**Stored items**
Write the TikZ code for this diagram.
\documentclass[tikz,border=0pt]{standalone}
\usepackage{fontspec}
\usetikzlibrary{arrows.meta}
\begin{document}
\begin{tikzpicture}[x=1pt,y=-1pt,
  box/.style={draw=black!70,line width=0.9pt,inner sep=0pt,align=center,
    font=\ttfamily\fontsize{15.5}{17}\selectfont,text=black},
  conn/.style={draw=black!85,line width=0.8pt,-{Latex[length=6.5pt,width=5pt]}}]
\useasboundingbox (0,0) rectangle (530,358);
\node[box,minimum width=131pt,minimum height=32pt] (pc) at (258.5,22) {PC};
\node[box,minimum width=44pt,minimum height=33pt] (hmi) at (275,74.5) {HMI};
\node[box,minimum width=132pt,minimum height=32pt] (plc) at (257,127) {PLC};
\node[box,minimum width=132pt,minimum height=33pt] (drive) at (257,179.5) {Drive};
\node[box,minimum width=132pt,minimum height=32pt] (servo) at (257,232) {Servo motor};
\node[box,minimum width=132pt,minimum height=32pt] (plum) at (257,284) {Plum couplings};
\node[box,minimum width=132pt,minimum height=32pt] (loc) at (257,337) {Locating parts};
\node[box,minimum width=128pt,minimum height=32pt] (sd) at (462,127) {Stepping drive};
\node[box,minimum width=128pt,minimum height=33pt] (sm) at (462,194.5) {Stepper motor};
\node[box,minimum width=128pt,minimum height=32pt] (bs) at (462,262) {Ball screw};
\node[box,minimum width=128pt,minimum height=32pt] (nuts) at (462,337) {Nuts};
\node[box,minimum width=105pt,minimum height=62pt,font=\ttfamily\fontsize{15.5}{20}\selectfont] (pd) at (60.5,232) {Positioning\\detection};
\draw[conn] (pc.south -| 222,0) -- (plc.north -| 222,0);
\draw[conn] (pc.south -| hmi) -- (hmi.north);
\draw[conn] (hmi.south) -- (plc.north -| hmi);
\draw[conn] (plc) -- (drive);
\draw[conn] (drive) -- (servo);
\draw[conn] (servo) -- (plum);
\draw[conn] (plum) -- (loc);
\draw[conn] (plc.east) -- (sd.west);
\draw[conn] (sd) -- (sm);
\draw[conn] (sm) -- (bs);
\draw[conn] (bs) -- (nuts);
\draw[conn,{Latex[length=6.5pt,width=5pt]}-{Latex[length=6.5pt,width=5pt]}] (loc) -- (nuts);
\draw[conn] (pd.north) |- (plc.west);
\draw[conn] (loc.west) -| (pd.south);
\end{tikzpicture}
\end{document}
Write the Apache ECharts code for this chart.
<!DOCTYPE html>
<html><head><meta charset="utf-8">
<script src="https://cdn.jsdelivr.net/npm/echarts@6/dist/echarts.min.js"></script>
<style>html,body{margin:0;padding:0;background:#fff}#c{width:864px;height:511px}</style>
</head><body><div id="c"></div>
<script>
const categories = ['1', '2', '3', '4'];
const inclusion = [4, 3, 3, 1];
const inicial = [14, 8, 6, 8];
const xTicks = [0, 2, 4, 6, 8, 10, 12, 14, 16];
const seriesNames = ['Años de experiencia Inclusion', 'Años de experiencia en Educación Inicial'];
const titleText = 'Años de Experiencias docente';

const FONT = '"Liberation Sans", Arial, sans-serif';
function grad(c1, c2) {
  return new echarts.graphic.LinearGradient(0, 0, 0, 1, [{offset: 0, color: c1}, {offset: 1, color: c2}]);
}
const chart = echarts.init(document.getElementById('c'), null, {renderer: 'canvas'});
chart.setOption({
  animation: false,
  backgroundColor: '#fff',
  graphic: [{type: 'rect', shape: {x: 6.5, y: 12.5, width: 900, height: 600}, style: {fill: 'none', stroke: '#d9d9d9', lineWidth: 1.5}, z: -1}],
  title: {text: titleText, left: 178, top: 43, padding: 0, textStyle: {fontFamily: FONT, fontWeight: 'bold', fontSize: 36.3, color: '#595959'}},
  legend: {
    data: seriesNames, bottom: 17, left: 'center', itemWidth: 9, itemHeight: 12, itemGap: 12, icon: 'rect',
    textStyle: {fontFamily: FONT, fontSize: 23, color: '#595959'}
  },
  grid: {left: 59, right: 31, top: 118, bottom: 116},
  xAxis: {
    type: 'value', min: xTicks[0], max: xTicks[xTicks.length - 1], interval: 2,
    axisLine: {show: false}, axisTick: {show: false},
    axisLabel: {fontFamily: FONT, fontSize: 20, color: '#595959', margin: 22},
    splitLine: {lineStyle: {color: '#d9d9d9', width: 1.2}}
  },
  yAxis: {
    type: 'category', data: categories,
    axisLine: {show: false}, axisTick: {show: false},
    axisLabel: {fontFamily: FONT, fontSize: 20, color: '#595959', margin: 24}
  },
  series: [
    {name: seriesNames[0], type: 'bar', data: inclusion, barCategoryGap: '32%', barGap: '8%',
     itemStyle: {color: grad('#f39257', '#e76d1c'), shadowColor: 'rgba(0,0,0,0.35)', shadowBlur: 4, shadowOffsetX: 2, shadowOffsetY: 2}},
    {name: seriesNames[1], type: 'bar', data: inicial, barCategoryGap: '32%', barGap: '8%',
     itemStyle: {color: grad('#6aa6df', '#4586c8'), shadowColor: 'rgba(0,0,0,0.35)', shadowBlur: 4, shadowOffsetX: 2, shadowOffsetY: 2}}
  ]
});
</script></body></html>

**Short exercise**
Exact output of every entry is required.

**Full solution**
Write the TikZ code for this diagram.
\documentclass[tikz,border=0pt]{standalone}
\usepackage{fontspec}
\usetikzlibrary{arrows.meta}
\begin{document}
\begin{tikzpicture}[x=1pt,y=-1pt,
  box/.style={draw=black!70,line width=0.9pt,inner sep=0pt,align=center,
    font=\ttfamily\fontsize{15.5}{17}\selectfont,text=black},
  conn/.style={draw=black!85,line width=0.8pt,-{Latex[length=6.5pt,width=5pt]}}]
\useasboundingbox (0,0) rectangle (530,358);
\node[box,minimum width=131pt,minimum height=32pt] (pc) at (258.5,22) {PC};
\node[box,minimum width=44pt,minimum height=33pt] (hmi) at (275,74.5) {HMI};
\node[box,minimum width=132pt,minimum height=32pt] (plc) at (257,127) {PLC};
\node[box,minimum width=132pt,minimum height=33pt] (drive) at (257,179.5) {Drive};
\node[box,minimum width=132pt,minimum height=32pt] (servo) at (257,232) {Servo motor};
\node[box,minimum width=132pt,minimum height=32pt] (plum) at (257,284) {Plum couplings};
\node[box,minimum width=132pt,minimum height=32pt] (loc) at (257,337) {Locating parts};
\node[box,minimum width=128pt,minimum height=32pt] (sd) at (462,127) {Stepping drive};
\node[box,minimum width=128pt,minimum height=33pt] (sm) at (462,194.5) {Stepper motor};
\node[box,minimum width=128pt,minimum height=32pt] (bs) at (462,262) {Ball screw};
\node[box,minimum width=128pt,minimum height=32pt] (nuts) at (462,337) {Nuts};
\node[box,minimum width=105pt,minimum height=62pt,font=\ttfamily\fontsize{15.5}{20}\selectfont] (pd) at (60.5,232) {Positioning\\detection};
\draw[conn] (pc.south -| 222,0) -- (plc.north -| 222,0);
\draw[conn] (pc.south -| hmi) -- (hmi.north);
\draw[conn] (hmi.south) -- (plc.north -| hmi);
\draw[conn] (plc) -- (drive);
\draw[conn] (drive) -- (servo);
\draw[conn] (servo) -- (plum);
\draw[conn] (plum) -- (loc);
\draw[conn] (plc.east) -- (sd.west);
\draw[conn] (sd) -- (sm);
\draw[conn] (sm) -- (bs);
\draw[conn] (bs) -- (nuts);
\draw[conn,{Latex[length=6.5pt,width=5pt]}-{Latex[length=6.5pt,width=5pt]}] (loc) -- (nuts);
\draw[conn] (pd.north) |- (plc.west);
\draw[conn] (loc.west) -| (pd.south);
\end{tikzpicture}
\end{document}
Write the Apache ECharts code for this chart.
<!DOCTYPE html>
<html><head><meta charset="utf-8">
<script src="https://cdn.jsdelivr.net/npm/echarts@6/dist/echarts.min.js"></script>
<style>html,body{margin:0;padding:0;background:#fff}#c{width:864px;height:511px}</style>
</head><body><div id="c"></div>
<script>
const categories = ['1', '2', '3', '4'];
const inclusion = [4, 3, 3, 1];
const inicial = [14, 8, 6, 8];
const xTicks = [0, 2, 4, 6, 8, 10, 12, 14, 16];
const seriesNames = ['Años de experiencia Inclusion', 'Años de experiencia en Educación Inicial'];
const titleText = 'Años de Experiencias docente';

const FONT = '"Liberation Sans", Arial, sans-serif';
function grad(c1, c2) {
  return new echarts.graphic.LinearGradient(0, 0, 0, 1, [{offset: 0, color: c1}, {offset: 1, color: c2}]);
}
const chart = echarts.init(document.getElementById('c'), null, {renderer: 'canvas'});
chart.setOption({
  animation: false,
  backgroundColor: '#fff',
  graphic: [{type: 'rect', shape: {x: 6.5, y: 12.5, width: 900, height: 600}, style: {fill: 'none', stroke: '#d9d9d9', lineWidth: 1.5}, z: -1}],
  title: {text: titleText, left: 178, top: 43, padding: 0, textStyle: {fontFamily: FONT, fontWeight: 'bold', fontSize: 36.3, color: '#595959'}},
  legend: {
    data: seriesNames, bottom: 17, left: 'center', itemWidth: 9, itemHeight: 12, itemGap: 12, icon: 'rect',
    textStyle: {fontFamily: FONT, fontSize: 23, color: '#595959'}
  },
  grid: {left: 59, right: 31, top: 118, bottom: 116},
  xAxis: {
    type: 'value', min: xTicks[0], max: xTicks[xTicks.length - 1], interval: 2,
    axisLine: {show: false}, axisTick: {show: false},
    axisLabel: {fontFamily: FONT, fontSize: 20, color: '#595959', margin: 22},
    splitLine: {lineStyle: {color: '#d9d9d9', width: 1.2}}
  },
  yAxis: {
    type: 'category', data: categories,
    axisLine: {show: false}, axisTick: {show: false},
    axisLabel: {fontFamily: FONT, fontSize: 20, color: '#595959', margin: 24}
  },
  series: [
    {name: seriesNames[0], type: 'bar', data: inclusion, barCategoryGap: '32%', barGap: '8%',
     itemStyle: {color: grad('#f39257', '#e76d1c'), shadowColor: 'rgba(0,0,0,0.35)', shadowBlur: 4, shadowOffsetX: 2, shadowOffsetY: 2}},
    {name: seriesNames[1], type: 'bar', data: inicial, barCategoryGap: '32%', barGap: '8%',
     itemStyle: {color: grad('#6aa6df', '#4586c8'), shadowColor: 'rgba(0,0,0,0.35)', shadowBlur: 4, shadowOffsetX: 2, shadowOffsetY: 2}}
  ]
});
</script></body></html>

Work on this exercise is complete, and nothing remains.